▸ **WHAT TO PRODUCE**
Reproduce the listing below exactly, minus its pictures.

▸ **INFORMATION SUPPLIED**
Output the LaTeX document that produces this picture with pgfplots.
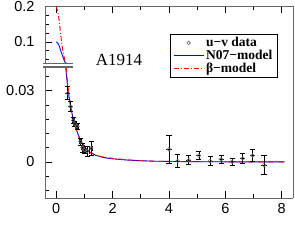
\documentclass[border=0pt]{standalone}
\usepackage{pgfplots}
\pgfplotsset{compat=1.18}
\usepackage{pgfplotstable}
\usepackage{fontspec}
\setmainfont{Liberation Sans}
\newfontfamily\seriffont{Liberation Serif}

\pgfplotstableread{
x y
0 0.200
0.05 0.185
0.1 0.163
0.15 0.125
0.2 0.092
0.25 0.068
0.3 0.050
0.35 0.040
0.4 0.0330
0.45 0.0285
0.5 0.0245
0.6 0.0180
0.7 0.0138
0.8 0.0105
0.9 0.0080
1.0 0.0062
1.1 0.0049
1.2 0.0040
1.4 0.0029
1.6 0.0022
1.8 0.0018
2.0 0.0015
2.5 0.0009
3.0 0.0005
3.5 0.0003
4.0 0.0002
5.0 0.0001
6.0 0.00005
7.0 0.00002
8.1 0.0
}\betamodel

\pgfplotstableread{
x y
0 0.100
0.05 0.097
0.1 0.090
0.15 0.078
0.2 0.066
0.25 0.055
0.3 0.045
0.35 0.038
0.4 0.0320
0.45 0.0275
0.5 0.0238
0.6 0.0180
0.7 0.0140
0.8 0.0108
0.9 0.0083
1.0 0.0064
1.1 0.0050
1.2 0.0040
1.4 0.0028
1.6 0.0021
1.8 0.0016
2.0 0.0013
2.5 0.0008
3.0 0.0005
3.5 0.0003
4.0 0.0002
5.0 0.0001
6.0 0.00005
7.0 0.00002
8.1 0.0
}\nmodel

\pgfplotstableread{
x y ex ey
0.41 0.0290 0 0.0028
0.51 0.0233 0 0.0021
0.60 0.0175 0.04 0.0012
0.66 0.0160 0.05 0.0010
0.74 0.0150 0.04 0.0012
0.86 0.0085 0.03 0.0015
0.93 0.0060 0.05 0.0018
1.00 0.0050 0.04 0.0015
1.10 0.0045 0.06 0.0020
1.24 0.0058 0.05 0.0030
4.00 0.0053 0 0.0060
4.31 0.0004 0 0.0027
4.70 0.0008 0 0.0020
5.06 0.0027 0 0.0017
5.46 0.0004 0 0.0018
5.85 0.0011 0 0.0018
6.24 0.0001 0 0.0016
6.62 0.0015 0 0.0021
6.97 0.0027 0 0.0025
7.37 -0.0013 0 0.0041
}\uvdata

\pgfplotsset{
  common/.style={
    scale only axis, width=248pt,
    xmin=-0.4, xmax=8.4,
    xtick={0,2,4,6,8}, minor xtick={1,3,5,7},
    tick align=inside,
    major tick length=7pt, minor tick length=4pt,
    axis line style={black!60, line width=0.9pt},
    every tick/.style={black, line width=0.7pt},
    tick label style={font=\fontsize{14.5}{15}\selectfont},
    /pgf/number format/assume math mode=true,
    scaled y ticks=false,
    ytick pos=left,
    legend image code/.code={\draw[mark repeat=2,mark phase=2,##1] plot coordinates {(0pt,0pt) (15pt,0pt) (30pt,0pt)};},
  },
  nstyle/.style={draw=blue, color=blue, line width=0.9pt, no marks},
  bstyle/.style={draw=red, color=red, line width=0.9pt, no marks, dash pattern=on 5pt off 2pt on 1pt off 2pt},
  dstyle/.style={only marks, mark=o, mark size=1.8pt, mark options={draw=black!60, line width=0.6pt}},
}

\begin{document}
\begin{tikzpicture}
% lower panel
\begin{axis}[common,
  at={(0pt,0pt)}, anchor=south west, height=131pt,
  ymin=-0.0152, ymax=0.04,
  axis x line*=bottom, axis y line*=box,
  ytick={0,0.03}, yticklabels={0,0.03},
  minor ytick={-0.012,-0.006,0.006,0.012,0.018,0.024,0.036},
  yticklabel style={xshift=-7pt},
  xticklabel style={yshift=-2pt},
]
\addplot[nstyle] table[x=x,y=y] {\nmodel};
\addplot[bstyle] table[x=x,y=y] {\betamodel};
\addplot[dstyle, error bars/.cd, y dir=both, y explicit, x dir=both, x explicit,
  error bar style={draw=black, line width=0.7pt},
  error mark options={draw=black, line width=0.7pt, mark size=2.6pt, rotate=90}]
  table[x=x,y=y,x error=ex,y error=ey] {\uvdata};
\end{axis}
% upper panel
\begin{axis}[common,
  at={(0pt,134.7pt)}, anchor=south west, height=57pt,
  ymin=0.04, ymax=0.2,
  axis x line*=top, axis y line*=box,
  xticklabels={},
  ytick={0.1,0.2}, yticklabels={0.1,0.2},
  minor ytick={0.05,0.075,0.125,0.15,0.175},
  yticklabel style={xshift=-7pt},
  legend style={at={(0.938,0.52)}, anchor=north east, line width=0.6pt,
    font=\seriffont\bfseries\fontsize{13.5}{13.5}\selectfont, inner xsep=3pt, inner ysep=1.5pt,
    row sep=-2.2pt, cells={anchor=west}},
]
\addlegendimage{dstyle}
\addplot[nstyle] table[x=x,y=y] {\nmodel};
\addplot[bstyle] table[x=x,y=y] {\betamodel};
\legend{u−v data, N07−model, β−model}
\end{axis}
\draw[black!60, line width=1.1pt] (-2pt,134.7pt) -- (28pt,134.7pt);
\draw[black!60, line width=1.1pt] (-2pt,131pt) -- (28pt,131pt);
\draw[black!60, line width=0.9pt] (248pt,131pt) -- (248pt,134.7pt);
\node[font=\seriffont\fontsize{17}{17}\selectfont] at (74pt,138.3pt) {A1914};
\pgfresetboundingbox
\path[use as bounding box] (-45pt,-51pt) rectangle (250pt,198pt);
\end{tikzpicture}
\end{document}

▸ **RESULT OF THIS TASK**
Output the LaTeX document that produces this picture with pgfplots.
\documentclass[border=0pt]{standalone}
\usepackage{pgfplots}
\pgfplotsset{compat=1.18}
\usepackage{pgfplotstable}
\usepackage{fontspec}
\setmainfont{Liberation Sans}
\newfontfamily\seriffont{Liberation Serif}

\pgfplotstableread{
x y
0 0.200
0.05 0.185
0.1 0.163
0.15 0.125
0.2 0.092
0.25 0.068
0.3 0.050
0.35 0.040
0.4 0.0330
0.45 0.0285
0.5 0.0245
0.6 0.0180
0.7 0.0138
0.8 0.0105
0.9 0.0080
1.0 0.0062
1.1 0.0049
1.2 0.0040
1.4 0.0029
1.6 0.0022
1.8 0.0018
2.0 0.0015
2.5 0.0009
3.0 0.0005
3.5 0.0003
4.0 0.0002
5.0 0.0001
6.0 0.00005
7.0 0.00002
8.1 0.0
}\betamodel

\pgfplotstableread{
x y
0 0.100
0.05 0.097
0.1 0.090
0.15 0.078
0.2 0.066
0.25 0.055
0.3 0.045
0.35 0.038
0.4 0.0320
0.45 0.0275
0.5 0.0238
0.6 0.0180
0.7 0.0140
0.8 0.0108
0.9 0.0083
1.0 0.0064
1.1 0.0050
1.2 0.0040
1.4 0.0028
1.6 0.0021
1.8 0.0016
2.0 0.0013
2.5 0.0008
3.0 0.0005
3.5 0.0003
4.0 0.0002
5.0 0.0001
6.0 0.00005
7.0 0.00002
8.1 0.0
}\nmodel

\pgfplotstableread{
x y ex ey
0.41 0.0290 0 0.0028
0.51 0.0233 0 0.0021
0.60 0.0175 0.04 0.0012
0.66 0.0160 0.05 0.0010
0.74 0.0150 0.04 0.0012
0.86 0.0085 0.03 0.0015
0.93 0.0060 0.05 0.0018
1.00 0.0050 0.04 0.0015
1.10 0.0045 0.06 0.0020
1.24 0.0058 0.05 0.0030
4.00 0.0053 0 0.0060
4.31 0.0004 0 0.0027
4.70 0.0008 0 0.0020
5.06 0.0027 0 0.0017
5.46 0.0004 0 0.0018
5.85 0.0011 0 0.0018
6.24 0.0001 0 0.0016
6.62 0.0015 0 0.0021
6.97 0.0027 0 0.0025
7.37 -0.0013 0 0.0041
}\uvdata

\pgfplotsset{
  common/.style={
    scale only axis, width=248pt,
    xmin=-0.4, xmax=8.4,
    xtick={0,2,4,6,8}, minor xtick={1,3,5,7},
    tick align=inside,
    major tick length=7pt, minor tick length=4pt,
    axis line style={black!60, line width=0.9pt},
    every tick/.style={black, line width=0.7pt},
    tick label style={font=\fontsize{14.5}{15}\selectfont},
    /pgf/number format/assume math mode=true,
    scaled y ticks=false,
    ytick pos=left,
    legend image code/.code={\draw[mark repeat=2,mark phase=2,##1] plot coordinates {(0pt,0pt) (15pt,0pt) (30pt,0pt)};},
  },
  nstyle/.style={draw=blue, color=blue, line width=0.9pt, no marks},
  bstyle/.style={draw=red, color=red, line width=0.9pt, no marks, dash pattern=on 5pt off 2pt on 1pt off 2pt},
  dstyle/.style={only marks, mark=o, mark size=1.8pt, mark options={draw=black!60, line width=0.6pt}},
}

\begin{document}
\begin{tikzpicture}
% lower panel
\begin{axis}[common,
  at={(0pt,0pt)}, anchor=south west, height=131pt,
  ymin=-0.0152, ymax=0.04,
  axis x line*=bottom, axis y line*=box,
  ytick={0,0.03}, yticklabels={0,0.03},
  minor ytick={-0.012,-0.006,0.006,0.012,0.018,0.024,0.036},
  yticklabel style={xshift=-7pt},
  xticklabel style={yshift=-2pt},
]
\addplot[nstyle] table[x=x,y=y] {\nmodel};
\addplot[bstyle] table[x=x,y=y] {\betamodel};
\addplot[dstyle, error bars/.cd, y dir=both, y explicit, x dir=both, x explicit,
  error bar style={draw=black, line width=0.7pt},
  error mark options={draw=black, line width=0.7pt, mark size=2.6pt, rotate=90}]
  table[x=x,y=y,x error=ex,y error=ey] {\uvdata};
\end{axis}
% upper panel
\begin{axis}[common,
  at={(0pt,134.7pt)}, anchor=south west, height=57pt,
  ymin=0.04, ymax=0.2,
  axis x line*=top, axis y line*=box,
  xticklabels={},
  ytick={0.1,0.2}, yticklabels={0.1,0.2},
  minor ytick={0.05,0.075,0.125,0.15,0.175},
  yticklabel style={xshift=-7pt},
  legend style={at={(0.938,0.52)}, anchor=north east, line width=0.6pt,
    font=\seriffont\bfseries\fontsize{13.5}{13.5}\selectfont, inner xsep=3pt, inner ysep=1.5pt,
    row sep=-2.2pt, cells={anchor=west}},
]
\addlegendimage{dstyle}
\addplot[nstyle] table[x=x,y=y] {\nmodel};
\addplot[bstyle] table[x=x,y=y] {\betamodel};
\legend{u−v data, N07−model, β−model}
\end{axis}
\draw[black!60, line width=1.1pt] (-2pt,134.7pt) -- (28pt,134.7pt);
\draw[black!60, line width=1.1pt] (-2pt,131pt) -- (28pt,131pt);
\draw[black!60, line width=0.9pt] (248pt,131pt) -- (248pt,134.7pt);
\node[font=\seriffont\fontsize{17}{17}\selectfont] at (74pt,138.3pt) {A1914};
\pgfresetboundingbox
\path[use as bounding box] (-45pt,-51pt) rectangle (250pt,198pt);
\end{tikzpicture}
\end{document}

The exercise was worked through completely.